Под этой отгораживающей небо крышей из городского света делегаты второй сессии Конституционного Конвента поднимались по лестнице Вулф-Холла. Их насчитывалось около пятидесяти - мужчин и женщин. Хотя все были одеты соответственно с важно­стью предстоящего события, но сами костюмы различались столь же сильно, как и возраст делегатов. (Дэниел Коффин был самым старым, а самым юным был молодой человек, который и брился-то не чаще раза в сутки. Был тут профессор - важный и тощий, оде­тый в форменный мундир и брюки, серые как его голова, но с великолепной академической мантией на плечах; был инженер, вернувшийся к древней моде и напяливший на себя длинную юбку; а там морской капитан в форменной фуражке и медных блестящих пуговицах, загорелый и косоглазый, важно стоял рядом с летчиком в голубом мундире. Владелец ранчо в Низинах - Норт Перенс - в других отношениях вполне нормальный человек, нарядился в кос­тюм из кожи и в ожерелье из зубов каких-то хищников. Женщина- врач подчеркивала свой социальный статус безукоризненным по­кроем жакета... Среди них Коффин чувствовал себя золушкой.

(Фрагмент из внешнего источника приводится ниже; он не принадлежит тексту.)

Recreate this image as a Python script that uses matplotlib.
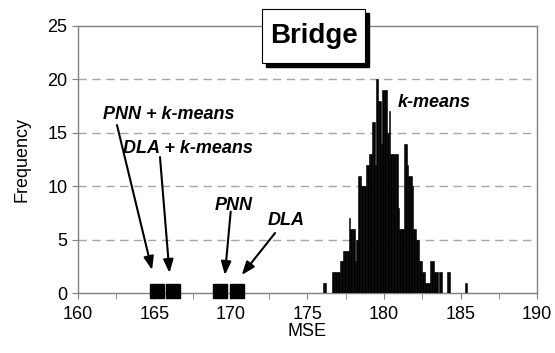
import matplotlib.pyplot as plt
from matplotlib.patches import Rectangle

plt.rcParams['font.family'] = ['Liberation Sans', 'DejaVu Sans']

# k-means histogram, bin left edge (MSE) and count
mse_bins = [176.0, 176.1,
            176.6, 176.7, 176.8, 176.9, 177.0, 177.1, 177.2, 177.3, 177.4, 177.5,
            177.6, 177.7, 177.8, 177.9, 178.0, 178.1, 178.2, 178.3, 178.4, 178.5,
            178.6, 178.7, 178.8, 178.9, 179.0, 179.1, 179.2, 179.3, 179.4, 179.5,
            179.6, 179.7, 179.8, 179.9, 180.0, 180.1, 180.2, 180.3, 180.4, 180.5,
            180.6, 180.7, 180.8, 180.9, 181.0, 181.1, 181.2, 181.3, 181.4, 181.5,
            181.6, 181.7, 181.8, 181.9, 182.0, 182.1, 182.2, 182.3, 182.4, 182.5,
            182.6, 182.7, 182.8, 182.9, 183.0, 183.1, 183.2, 183.3, 183.4,
            183.6, 183.7, 184.1, 184.2, 185.3]
freq = [1, 1,
        2, 2, 2, 2, 2, 3, 3, 4, 4, 4,
        4, 7, 6, 6, 6, 3, 5, 11, 11, 10,
        10, 10, 12, 12, 13, 13, 16, 16, 12, 20,
        18, 18, 14, 19, 19, 19, 15, 17, 13, 13,
        13, 13, 13, 8, 6, 6, 6, 14, 14, 12,
        11, 11, 10, 6, 6, 5, 5, 3, 3, 2,
        2, 1, 1, 1, 3, 3, 3, 2, 2,
        2, 2, 2, 2, 1]

# single results of the other methods
method_mse = [165.16, 166.2, 169.28, 170.39]

fig = plt.figure(figsize=(5.55, 3.53), dpi=100)
ax = fig.add_axes([0.1405, 0.169, 0.8271, 0.7576])

ax.bar(mse_bins, freq, width=0.1, align='edge', color='black', edgecolor='black',
       linewidth=0.4, zorder=3)
ax.plot(method_mse, [0.2] * len(method_mse), 's', color='black', markersize=9.5,
        clip_on=False, zorder=4)

ax.set_xlim(160, 190)
ax.set_ylim(0, 25)
ax.set_xticks(range(160, 191, 5))
ax.set_xticks([160 + 2.5 * i for i in range(13)], minor=True)
ax.set_yticks(range(0, 26, 5))
ax.tick_params(axis='both', which='both', direction='out', length=4, color='#808080',
               labelsize=13)
ax.tick_params(axis='x', pad=5)
for s in ax.spines.values():
    s.set_color('#808080')
    s.set_linewidth(1)
for v in [5, 10, 15, 20]:
    ax.axhline(v, color='#a6a6a6', linestyle=(0, (6, 4)), linewidth=1, zorder=1)

ax.set_xlabel('MSE', fontsize=13, labelpad=0)
ax.set_ylabel('Frequency', fontsize=13, labelpad=12)

lab = dict(fontsize=13, fontweight='bold', fontstyle='italic', ha='center', va='center')
ax.text(165.9, 16.76, 'PNN + k-means', **lab)
ax.text(167.2, 13.58, 'DLA + k-means', **lab)
ax.text(170.2, 8.25, 'PNN', **lab)
ax.text(173.6, 6.85, 'DLA', **lab)
ax.text(183.3, 17.88, 'k-means', **lab)

arr = dict(arrowstyle='-|>,head_length=0.8,head_width=0.3', color='black', lw=1.5,
           shrinkA=0, shrinkB=0)
ax.annotate('', xy=(164.84, 2.18), xytext=(162.55, 15.73), arrowprops=arr)
ax.annotate('', xy=(165.98, 1.9), xytext=(165.36, 12.74), arrowprops=arr)
ax.annotate('', xy=(169.6, 1.71), xytext=(169.98, 7.63), arrowprops=arr)
ax.annotate('', xy=(170.7, 1.71), xytext=(172.88, 5.64), arrowprops=arr)

# title box with shadow
W, H = 555, 353
bx, by, bw, bh = 262, 353 - 63, 103, 54
fig.patches.append(Rectangle(((bx + 4) / W, (by - 4) / H), bw / W, bh / H,
                             transform=fig.transFigure, color='black', zorder=5))
fig.patches.append(Rectangle((bx / W, by / H), bw / W, bh / H, transform=fig.transFigure,
                             facecolor='white', edgecolor='black', lw=0.8, zorder=6))
fig.text((bx + bw / 2) / W, (by + bh / 2) / H, 'Bridge', fontsize=20, fontweight='bold',
         ha='center', va='center', zorder=7)

fig.savefig('out.png', dpi=100)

И все же, думал он, они чуть-чуть переигрывают, уж слишком умышленно живописны.

Простые граждане толпились на улице у входа, разглядывая делегатов в настороженном молчании. Анкер уже привык к разного рода ассамблеям, но на этот раз все было иначе. На этот раз реша­лась проблема, которая отстояла от них на двадцать световых лет, но в то же время уже сейчас задевала каждого. Скоро они пойдут домой, чтобы следить за происходящим по телевизорам, а потом начнут спорить в домах, на полях, в магазинах, лабораториях, шко­лах, лагерях, тавернах, и кто знает, какие страсти там могут разго­реться.